Everybody becomes a creator
This conflicts somewhat with the tendency to have everyone become a creator of content and remove middle management as pure organizers, managers or orchestrators. In this trend, everyone should become a “product creator”, where product manager also become ‘do-ers’. While reading this article and the definitions for product managers, it seems they are already ‘doing’ a lot. But in my experience, I notice more time is spent on overview, connections, and demonstration. There is also more time spent on sharing than on active creation while ‘discovering the product.
This could be my limited perspective. I never worked as a product manager. They do seem to be more orchestrators rather than actively creating. There is definitely an opportunity to not have the discovery & prototyping phase only be done by the designer, where currently the product manager ‘judges’ if it meets his/her criteria, but do it themselves or together with the designer. Now it sometimes seems that a designer is the (Human Intelligence) tool for the Product manager.

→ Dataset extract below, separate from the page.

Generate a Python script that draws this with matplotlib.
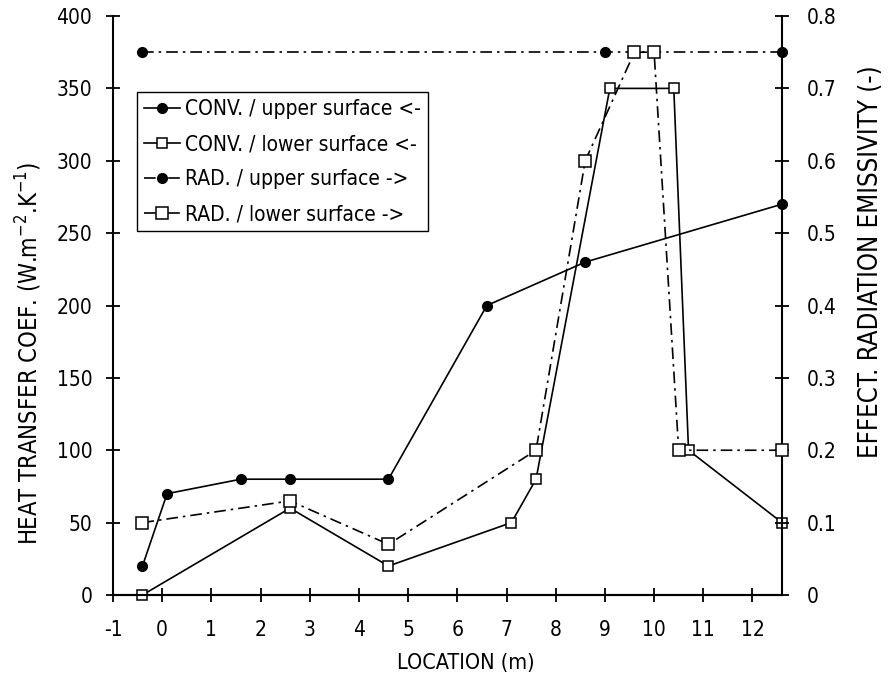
import matplotlib
matplotlib.use('Agg')
import matplotlib.pyplot as plt
from matplotlib.ticker import FuncFormatter

plt.rcParams['font.family'] = ['DejaVu Sans']
plt.rcParams['font.stretch'] = 'condensed'
plt.rcParams['mathtext.default'] = 'regular'
plt.rcParams['axes.unicode_minus'] = False

# convective heat transfer coefficient (left axis)
convUpperX = [-0.4, 0.1, 1.6, 2.6, 4.6, 6.6, 8.6, 12.6]
convUpperY = [20, 70, 80, 80, 80, 200, 230, 270]
convLowerX = [-0.4, 2.6, 4.6, 7.1, 7.6, 9.1, 10.4, 10.7, 12.6]
convLowerY = [0, 60, 20, 50, 80, 350, 350, 100, 50]

# effective radiation emissivity (right axis)
radUpperX = [-0.4, 9.0, 12.6]
radUpperY = [0.75, 0.75, 0.75]
radLowerX = [-0.4, 2.6, 4.6, 7.6, 8.6, 9.6, 10.0, 10.5, 12.6]
radLowerY = [0.10, 0.13, 0.07, 0.20, 0.60, 0.75, 0.75, 0.20, 0.20]

labels = ['CONV. / upper surface <-', 'CONV. / lower surface <-',
          'RAD. / upper surface ->', 'RAD. / lower surface ->']

fig = plt.figure(figsize=(8.93, 6.82), dpi=100)
ax = fig.add_axes([0.1265, 0.1276, 0.7492, 0.8489])
ax2 = ax.twinx()

lw = 1.2
dashdot = (0, (7, 3, 1.5, 3))
l1, = ax.plot(convUpperX, convUpperY, '-', color='black', lw=lw,
              marker='o', ms=7, mfc='black', mec='black', clip_on=False, zorder=3)
l2, = ax.plot(convLowerX, convLowerY, '-', color='black', lw=lw,
              marker='s', ms=7, mfc='white', mec='black', mew=1.1, clip_on=False, zorder=3)
l3, = ax2.plot(radUpperX, radUpperY, linestyle=dashdot, color='black', lw=lw,
               marker='o', ms=7, mfc='black', mec='black', clip_on=False, zorder=3)
l4, = ax2.plot(radLowerX, radLowerY, linestyle=dashdot, color='black', lw=lw,
               marker='s', ms=8.5, mfc='white', mec='black', mew=1.1, clip_on=False, zorder=3)

ax.set_xlim(-1, 12.6)
ax.set_ylim(0, 400)
ax2.set_ylim(0, 0.8)
ax.set_xticks(range(-1, 13))
ax.set_yticks(range(0, 401, 50))
ax2.set_yticks([i / 10 for i in range(9)])
ax2.yaxis.set_major_formatter(FuncFormatter(lambda v, p: '0' if v == 0 else f'{v:.1f}'))

for a in (ax, ax2):
    a.spines['top'].set_visible(False)
    for s in a.spines.values():
        s.set_linewidth(1.5)
    a.tick_params(direction='inout', length=10, width=1.3, labelsize=15)
ax.tick_params(axis='x', pad=13)
ax.tick_params(axis='y', pad=10)
ax2.tick_params(axis='y', pad=13)
ax2.spines['left'].set_visible(False)
ax.spines['right'].set_visible(False)

ax.set_xlabel('LOCATION (m)', fontsize=15.5, va='center')
ax.xaxis.set_label_coords(0.528, -0.117)
ax.set_ylabel(r'HEAT TRANSFER COEF. (W.m$^{-2}$.K$^{-1}$)', fontsize=17, va='center')
ax.yaxis.set_label_coords(-0.126, 0.418)
ax2.set_ylabel('EFFECT. RADIATION EMISSIVITY (-)', fontsize=18.5, va='center')
ax2.yaxis.set_label_coords(1.133, 0.575)

leg = ax.legend([l1, l2, l3, l4], labels, loc='upper left',
                bbox_to_anchor=(0.036, 0.869), borderaxespad=0, fontsize=15,
                fancybox=False, edgecolor='black', framealpha=1, handlelength=1.7,
                borderpad=0.35, labelspacing=0.72, handletextpad=0.25)
leg.get_frame().set_linewidth(1.0)

fig.savefig('out.png', dpi=100)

Note, if this becomes a common ground, this does start to ‘scratch’ with the traditional role and responsibility division. Imagine a ready made prototype by a product manager, asking the designer to further work on it and a developer to make it production ready (e.g. clean it up). The question comes back to; do we want shared ownership and a mindset change, or will some function claim (main) ownership where others follow?
Conclusion
In the end, the conclusion “Our belief is that when generative AI tools are used by people with strong product and design sense, we can not only build the product faster than ever (delivery), we can figure out the right product to build faster than ever (discovery).” is generic but it does hold the promise we need each unique skills and strengths to build what our users need. I do miss the AI tools support in this particular article, as how it can emphasize en lift all people involved in product creation.